» EXERCISE PROMPT:
Copy each line with the word "this" in it.

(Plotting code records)
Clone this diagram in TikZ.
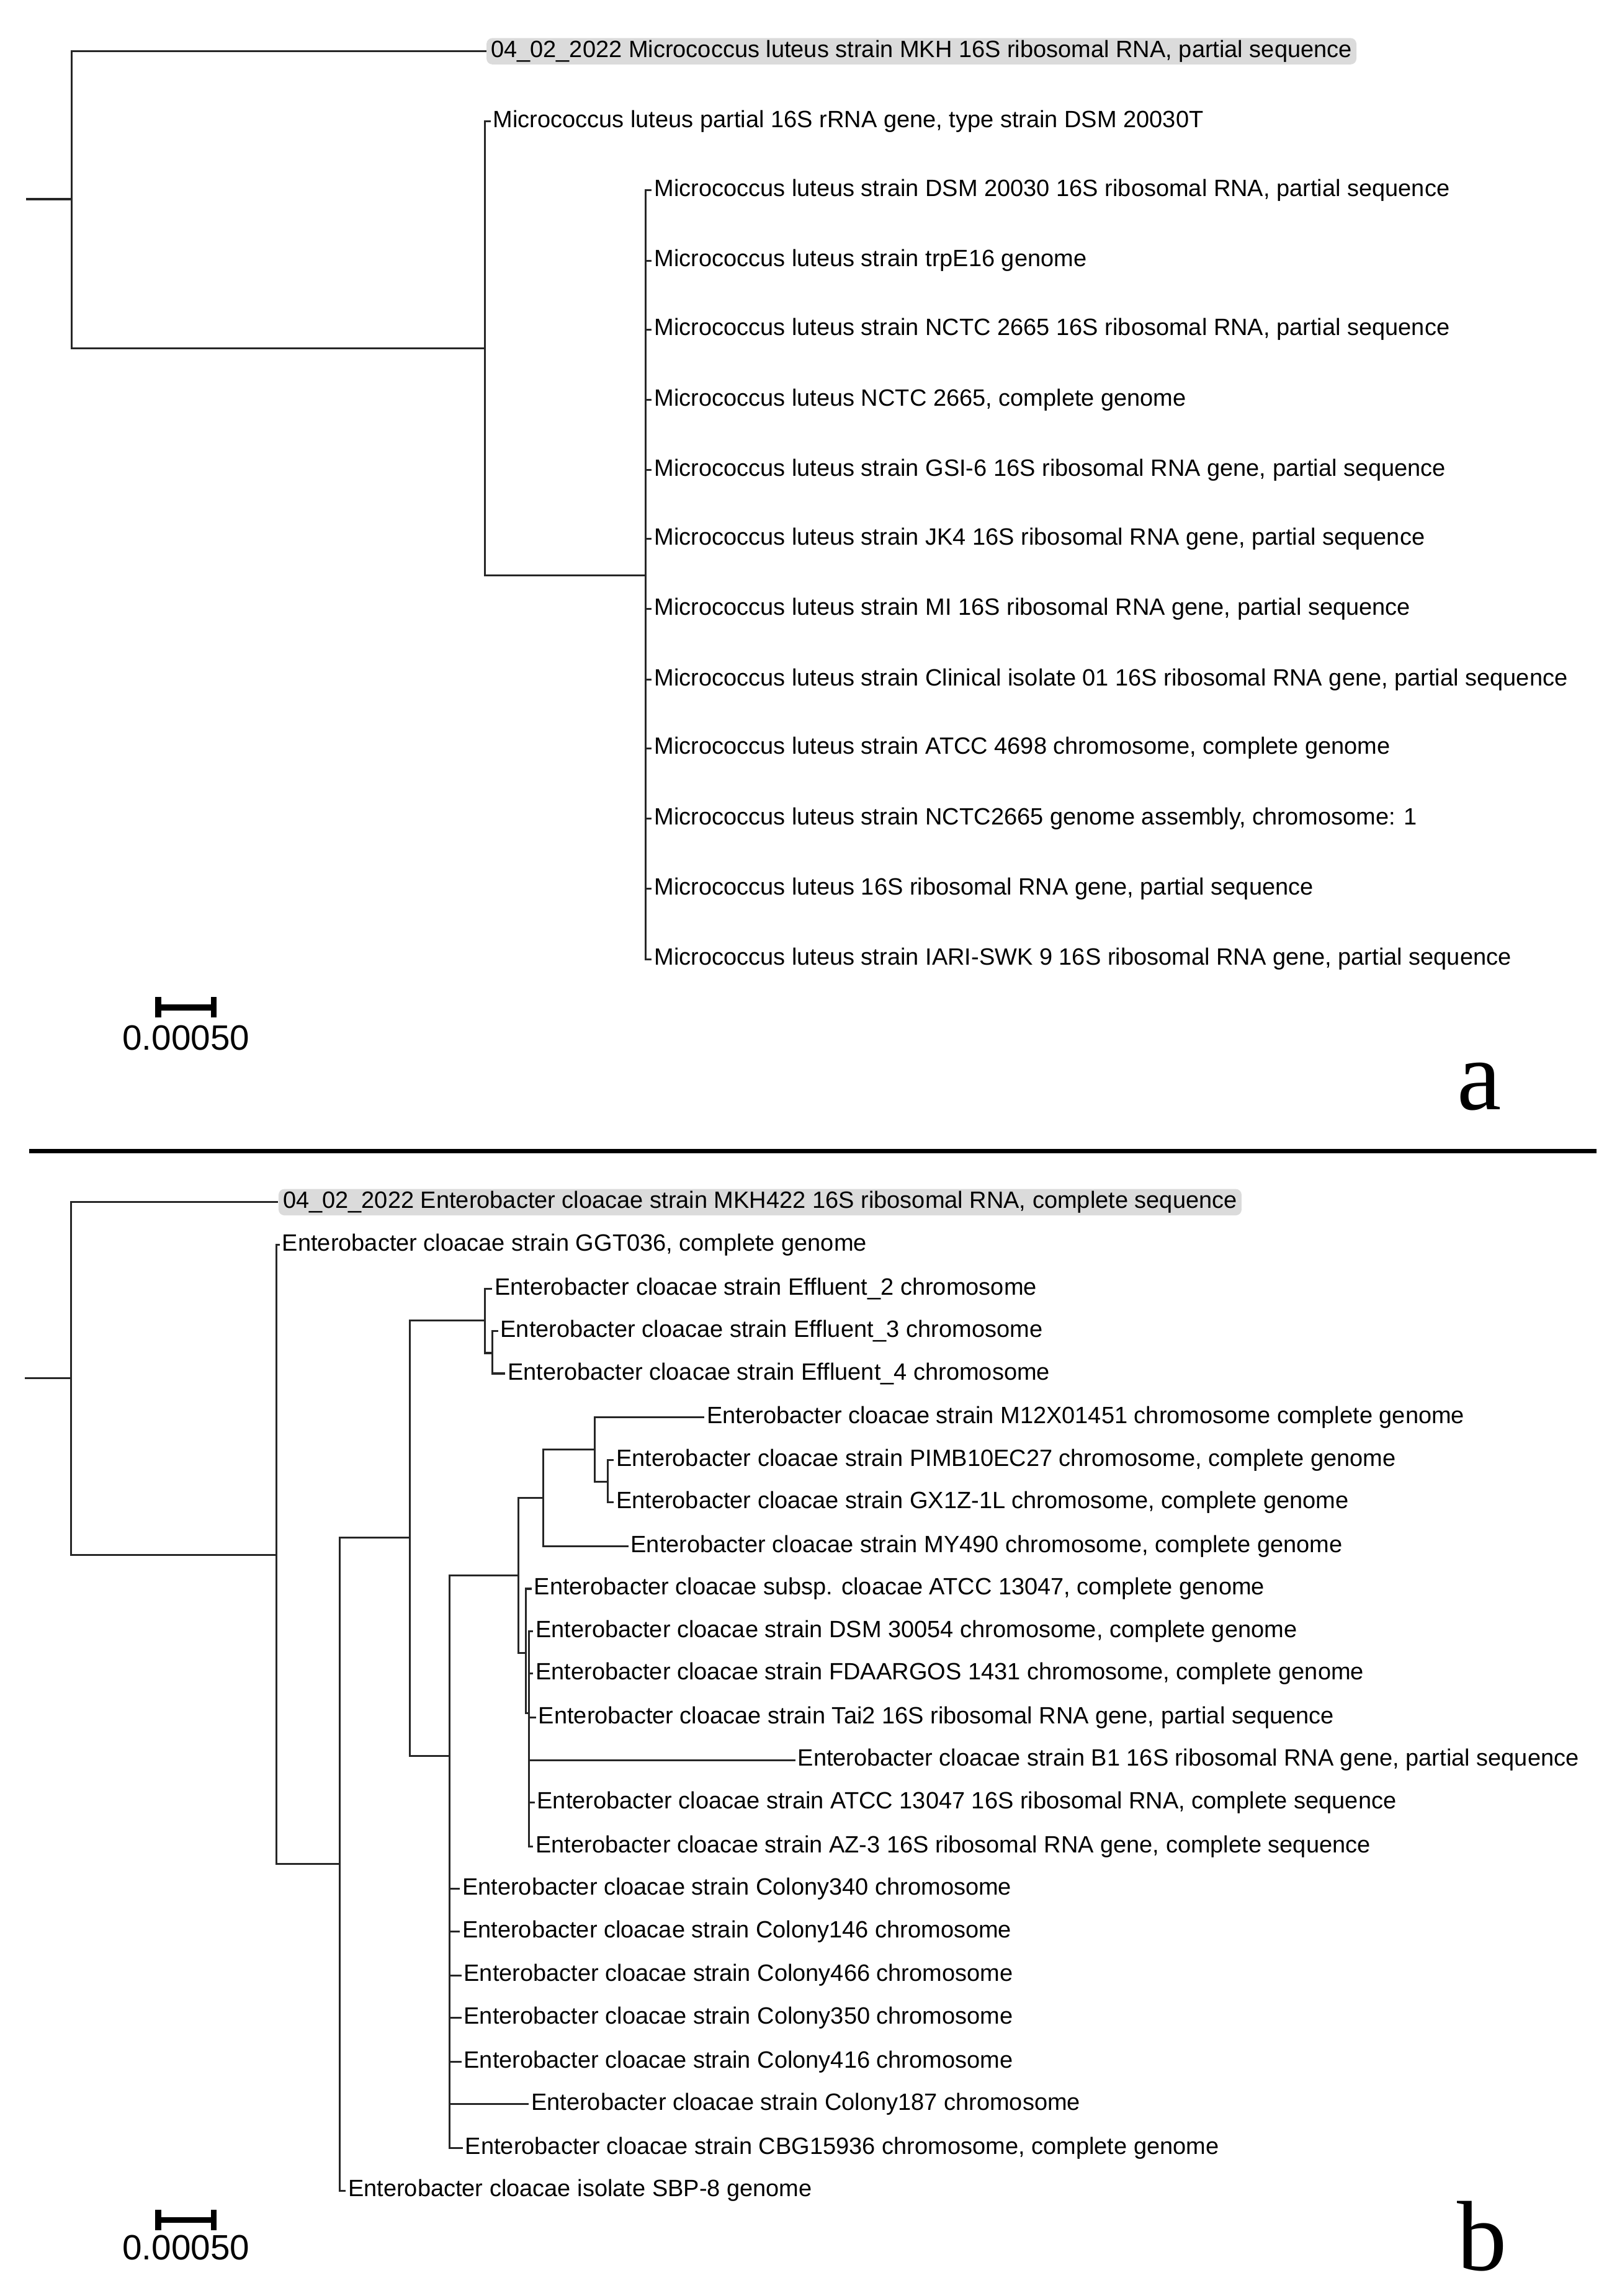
\documentclass[tikz,border=0pt]{standalone}
\usepackage{fontspec}
\setmainfont{Liberation Sans}
\newfontfamily\serifa{Liberation Serif}
\begin{document}
\begin{tikzpicture}[x=1bp,y=-1bp,
  br/.style={line width=1.3bp,draw=black!85},
  leaf/.style={anchor=west,inner sep=1.5bp,font=\fontsize{16.1bp}{17bp}\selectfont},
  hl/.style={leaf,fill=black!14,rounded corners=4bp,inner xsep=3bp},
  bar/.style={line width=4bp},
  lab/.style={font=\serifa\fontsize{68bp}{70bp}\selectfont}]
\useasboundingbox (0,0) rectangle (1104,1568);
% ---------- panel a ----------
\coordinate (ra0) at (18,136);
\coordinate (ra) at (49,136);
\coordinate (a1) at (331,238);
\coordinate (a2) at (441,393);
\node[hl] (A0) at (332,35) {04\_02\_2022 Micrococcus luteus strain MKH 16S ribosomal RNA, partial sequence};
\node[leaf] (A1) at (335,83) {Micrococcus luteus partial 16S rRNA gene, type strain DSM 20030T};
\draw[br] (ra0)--(ra);
\draw[br] (ra) |- (A0.west);
\draw[br] (ra) |- (a1);
\draw[br] (a1) |- (A1.west);
\draw[br] (a1) |- (a2);
\foreach \n/\y/\t in {
 A2/130/{Micrococcus luteus strain DSM 20030 16S ribosomal RNA, partial sequence},
 A3/178/{Micrococcus luteus strain trpE16 genome},
 A4/225/{Micrococcus luteus strain NCTC 2665 16S ribosomal RNA, partial sequence},
 A5/273/{Micrococcus luteus NCTC 2665, complete genome},
 A6/321/{Micrococcus luteus strain GSI-6 16S ribosomal RNA gene, partial sequence},
 A7/368/{Micrococcus luteus strain JK4 16S ribosomal RNA gene, partial sequence},
 A8/416/{Micrococcus luteus strain MI 16S ribosomal RNA gene, partial sequence},
 A9/464/{Micrococcus luteus strain Clinical isolate 01 16S ribosomal RNA gene, partial sequence},
 A10/511/{Micrococcus luteus strain ATCC 4698 chromosome, complete genome},
 A11/559/{Micrococcus luteus strain NCTC2665 genome assembly, chromosome: 1},
 A12/607/{Micrococcus luteus 16S ribosomal RNA gene, partial sequence},
 A13/655/{Micrococcus luteus strain IARI-SWK 9 16S ribosomal RNA gene, partial sequence}}
 {\node[leaf] (\n) at (445,\y) {\t}; \draw[br] (a2) |- (\n.west);}
\coordinate (sa1) at (108,688); \coordinate (sa2) at (146,688);
\draw[bar] (sa1)--(sa2);
\draw[bar] ([yshift=-7]sa1)--([yshift=7]sa1);
\draw[bar] ([yshift=-7]sa2)--([yshift=7]sa2);
\node[font=\fontsize{24bp}{26bp}\selectfont] (sla) at (127,709) {0.00050};
\node[lab] (pa) at (1010,742) {a};
% separator
\coordinate (s1) at (20,786); \coordinate (s2) at (1090,786);
\draw[line width=3bp] (s1)--(s2);
% ---------- panel b ----------
\coordinate (rb0) at (17,941);
\coordinate (rb) at (48.5,941);
\coordinate (b1) at (188.7,1062);
\coordinate (b2) at (232,1273);
\coordinate (b3) at (279.7,1050);
\coordinate (b4) at (331,901.6);
\coordinate (b5) at (336,924);
\coordinate (b6) at (307,1199);
\coordinate (b7) at (354,1076);
\coordinate (b8) at (371,1023);
\coordinate (b9) at (406,990);
\coordinate (b10) at (415,1012);
\coordinate (b11) at (359,1129);
\coordinate (b12) at (361,1170);
\draw[br] (rb0)--(rb);
\node[hl] (B0) at (190,821) {04\_02\_2022 Enterobacter cloacae strain MKH422 16S ribosomal RNA, complete sequence};
\draw[br] (rb) |- (B0.west);
\draw[br] (rb) |- (b1);
\node[leaf] (B1) at (191,850) {Enterobacter cloacae strain GGT036, complete genome};
\draw[br] (b1) |- (B1.west);
\draw[br] (b1) |- (b2);
\node[leaf] (BS) at (236,1496) {Enterobacter cloacae isolate SBP-8 genome};
\draw[br] (b2) |- (BS.west);
\draw[br] (b2) |- (b3);
\draw[br] (b3) |- (b4);
\node[leaf] (E2) at (336,880) {Enterobacter cloacae strain Effluent\_2 chromosome};
\draw[br] (b4) |- (E2.west);
\draw[br] (b4) |- (b5);
\node[leaf] (E3) at (340,909) {Enterobacter cloacae strain Effluent\_3 chromosome};
\node[leaf] (E4) at (345,938) {Enterobacter cloacae strain Effluent\_4 chromosome};
\draw[br] (b5) |- (E3.west);
\draw[br] (b5) |- (E4.west);
\draw[br] (b3) |- (b6);
\draw[br] (b6) |- (b7);
\draw[br] (b7) |- (b8);
\draw[br] (b8) |- (b9);
\node[leaf] (M12) at (481,968) {Enterobacter cloacae strain M12X01451 chromosome complete genome};
\draw[br] (b9) |- (M12.west);
\draw[br] (b9) |- (b10);
\node[leaf] (PIM) at (419,997) {Enterobacter cloacae strain PIMB10EC27 chromosome, complete genome};
\node[leaf] (GX) at (419,1026) {Enterobacter cloacae strain GX1Z-1L chromosome, complete genome};
\draw[br] (b10) |- (PIM.west);
\draw[br] (b10) |- (GX.west);
\node[leaf] (MY) at (429,1056) {Enterobacter cloacae strain MY490 chromosome, complete genome};
\draw[br] (b8) |- (MY.west);
\draw[br] (b7) |- (b11);
\node[leaf] (SUB) at (363,1085) {Enterobacter cloacae subsp. cloacae ATCC 13047, complete genome};
\draw[br] (b11) |- (SUB.west);
\draw[br] (b11) |- (b12);
\foreach \n/\x/\y/\t in {
 DSM/364/1114/{Enterobacter cloacae strain DSM 30054 chromosome, complete genome},
 FDA/364/1143/{Enterobacter cloacae strain FDAARGOS 1431 chromosome, complete genome},
 TAI/366/1173/{Enterobacter cloacae strain Tai2 16S ribosomal RNA gene, partial sequence},
 BB1/543/1202/{Enterobacter cloacae strain B1 16S ribosomal RNA gene, partial sequence},
 ATC/365/1231/{Enterobacter cloacae strain ATCC 13047 16S ribosomal RNA, complete sequence},
 AZ/364/1261/{Enterobacter cloacae strain AZ-3 16S ribosomal RNA gene, complete sequence}}
 {\node[leaf] (\n) at (\x,\y) {\t}; \draw[br] (b12) |- (\n.west);}
\foreach \n/\x/\y/\t in {
 C1/314/1290/{Enterobacter cloacae strain Colony340 chromosome},
 C2/314/1319/{Enterobacter cloacae strain Colony146 chromosome},
 C3/315/1349/{Enterobacter cloacae strain Colony466 chromosome},
 C4/315/1378/{Enterobacter cloacae strain Colony350 chromosome},
 C5/315/1408/{Enterobacter cloacae strain Colony416 chromosome},
 C6/361/1437/{Enterobacter cloacae strain Colony187 chromosome},
 C7/316/1467/{Enterobacter cloacae strain CBG15936 chromosome, complete genome}}
 {\node[leaf] (\n) at (\x,\y) {\t}; \draw[br] (b6) |- (\n.west);}
\coordinate (sb1) at (108,1516); \coordinate (sb2) at (146,1516);
\draw[bar] (sb1)--(sb2);
\draw[bar] ([yshift=-7]sb1)--([yshift=7]sb1);
\draw[bar] ([yshift=-7]sb2)--([yshift=7]sb2);
\node[font=\fontsize{24bp}{26bp}\selectfont] (slb) at (127,1535) {0.00050};
\node[lab] (pb) at (1012,1527) {b};
\end{tikzpicture}
\end{document}
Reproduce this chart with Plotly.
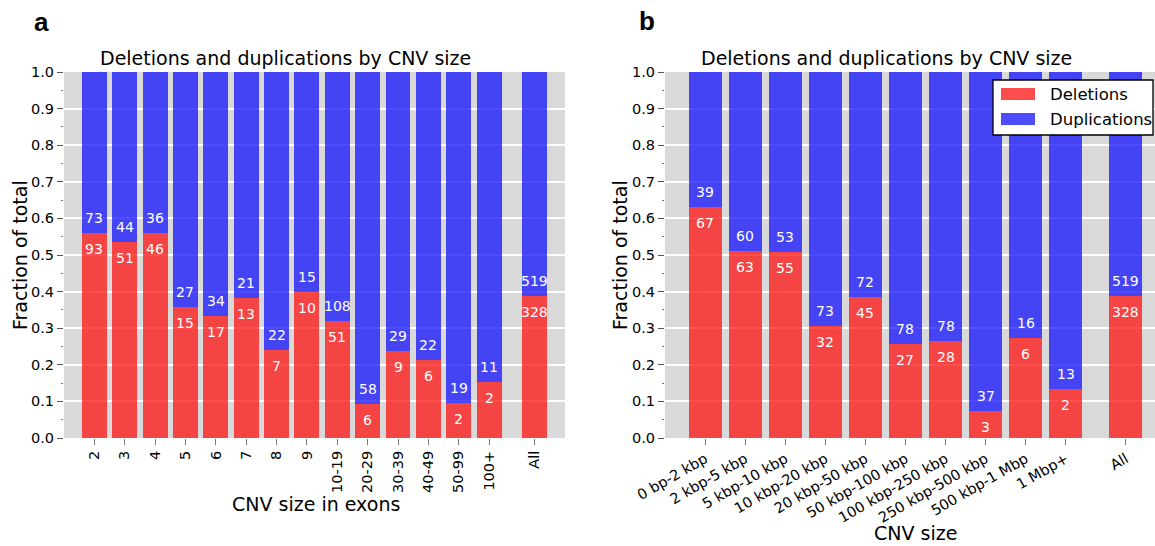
import plotly.graph_objects as go

# CNV counts binned by size in exons (panel a)
exon_bins = ["2", "3", "4", "5", "6", "7", "8", "9", "10-19", "20-29",
             "30-39", "40-49", "50-99", "100+", "All"]
exon_del = [93, 51, 46, 15, 17, 13, 7, 10, 51, 6, 9, 6, 2, 2, 328]
exon_dup = [73, 44, 36, 27, 34, 21, 22, 15, 108, 58, 29, 22, 19, 11, 519]

# CNV counts binned by genomic size (panel b)
size_bins = ["0 bp-2 kbp", "2 kbp-5 kbp", "5 kbp-10 kbp", "10 kbp-20 kbp",
             "20 kbp-50 kbp", "50 kbp-100 kbp", "100 kbp-250 kbp",
             "250 kbp-500 kbp", "500 kbp-1 Mbp", "1 Mbp+", "All"]
size_del = [67, 63, 55, 32, 45, 27, 28, 3, 6, 2, 328]
size_dup = [39, 60, 53, 73, 72, 78, 78, 37, 16, 13, 519]

y_ticks = [i / 10 for i in range(11)]

W, H = 1155, 546
FONT = "DejaVu Sans"
DEL_COLOR = "rgba(253,17,17,0.75)"
DUP_COLOR = "rgba(17,17,253,0.75)"
PLOT_BG = "#d9d9d9"


def positions(labels):
    # the "All" bar is set apart from the binned bars by an extra half slot
    n = len(labels)
    return [float(i) for i in range(n - 1)] + [n - 1 + 0.5]


fig = go.Figure()
annotations = []

panels = [
    ("x", "y", exon_bins, exon_del, exon_dup),
    ("x2", "y2", size_bins, size_del, size_dup),
]

for xref, yref, bins, dels, dups in panels:
    pos = positions(bins)
    totals = [d + u for d, u in zip(dels, dups)]
    del_frac = [d / t for d, t in zip(dels, totals)]
    dup_frac = [u / t for u, t in zip(dups, totals)]
    fig.add_trace(go.Bar(x=pos, y=del_frac, width=0.82, name="Deletions",
                         marker=dict(color=DEL_COLOR, line=dict(width=0)),
                         xaxis=xref, yaxis=yref, showlegend=False))
    fig.add_trace(go.Bar(x=pos, y=dup_frac, width=0.82, name="Duplications",
                         marker=dict(color=DUP_COLOR, line=dict(width=0)),
                         xaxis=xref, yaxis=yref, showlegend=False))
    # count labels on either side of the deletion/duplication boundary
    for p, f, d, u in zip(pos, del_frac, dels, dups):
        annotations.append(dict(x=p, y=f, xref=xref, yref=yref, text=str(u),
                                showarrow=False, yshift=15, yanchor="middle",
                                font=dict(family=FONT, size=14, color="white")))
        annotations.append(dict(x=p, y=f, xref=xref, yref=yref, text=str(d),
                                showarrow=False, yshift=-16, yanchor="middle",
                                font=dict(family=FONT, size=14, color="white")))

y_dom = [(H - 438) / H, (H - 72) / H]
xa_dom = [64 / W, 565 / W]
xb_dom = [665 / W, 1.0]
xb_range = [-1.0, -1.0 + (W - 665) / 40.08]

yaxis_common = dict(
    range=[0, 1], domain=y_dom, tickvals=y_ticks, tickformat=".1f",
    ticks="outside", ticklen=6, tickwidth=1, tickcolor="#555555",
    showgrid=True, gridcolor="white", gridwidth=1.6, zeroline=False,
    showline=False, tickfont=dict(family=FONT, size=14.5, color="black"),
    minor=dict(dtick=0.05, tick0=0, ticks="outside", ticklen=2,
               tickcolor="#777777", showgrid=False),
    fixedrange=True, automargin=False,
)
xaxis_common = dict(
    ticks="outside", ticklen=6, tickwidth=1, tickcolor="#777777",
    showgrid=False, zeroline=False, showline=False,
    tickfont=dict(family=FONT, size=14.5, color="black"), fixedrange=True,
    automargin=False,
)

fig.update_layout(
    width=W, height=H, margin=dict(l=0, r=0, t=0, b=0, autoexpand=False),
    paper_bgcolor="white", plot_bgcolor=PLOT_BG, barmode="stack",
    bargap=0, showlegend=False,
    xaxis=dict(xaxis_common, domain=xa_dom, range=[-1.0, 15.5], anchor="y",
               tickvals=positions(exon_bins), ticktext=exon_bins,
               tickangle=-90),
    yaxis=dict(yaxis_common, anchor="x"),
    xaxis2=dict(xaxis_common, domain=xb_dom, range=xb_range, anchor="y2",
                tickvals=positions(size_bins), ticktext=size_bins,
                tickangle=-30),
    yaxis2=dict(yaxis_common, anchor="x2"),
)

# titles, axis titles and panel letters
text_items = [
    ("a", 41, 22, 26, "Liberation Sans", True, 0),
    ("b", 647, 21, 26, "Liberation Sans", True, 0),
    ("Deletions and duplications by CNV size", 285, 58, 19, FONT, False, 0),
    ("Deletions and duplications by CNV size", 886, 58, 19, FONT, False, 0),
    ("Fraction of total", 20, 255, 19, FONT, False, -90),
    ("Fraction of total", 620, 255, 19, FONT, False, -90),
    ("CNV size in exons", 316, 504, 19, FONT, False, 0),
    ("CNV size", 915, 533, 19, FONT, False, 0),
]
for txt, px, py, size, fam, bold, ang in text_items:
    annotations.append(dict(
        x=px / W, y=1 - py / H, xref="paper", yref="paper",
        text=f"<b>{txt}</b>" if bold else txt, showarrow=False,
        xanchor="center", yanchor="middle", textangle=ang,
        font=dict(family=fam, size=size, color="black")))

# legend box for panel b
shapes = [
    dict(type="rect", xref="paper", yref="paper",
         x0=993 / W, x1=1153 / W, y0=1 - 135 / H, y1=1 - 80 / H,
         fillcolor="white", line=dict(color="black", width=1.3), layer="above"),
]
legend_rows = [("Deletions", DEL_COLOR, 94), ("Duplications", DUP_COLOR, 119)]
for label, color, cy in legend_rows:
    shapes.append(dict(type="rect", xref="paper", yref="paper",
                       x0=1001 / W, x1=1035 / W,
                       y0=1 - (cy + 6) / H, y1=1 - (cy - 6) / H,
                       fillcolor=color, line=dict(width=0), layer="above"))
    annotations.append(dict(x=1048 / W, y=1 - cy / H, xref="paper",
                            yref="paper", text=label, showarrow=False,
                            xanchor="left", yanchor="middle",
                            font=dict(family=FONT, size=16.5, color="black")))

fig.update_layout(annotations=annotations, shapes=shapes)

fig.write_html("out.html")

» EXERCISE OUTPUT:
Clone this diagram in TikZ.
Reproduce this chart with Plotly.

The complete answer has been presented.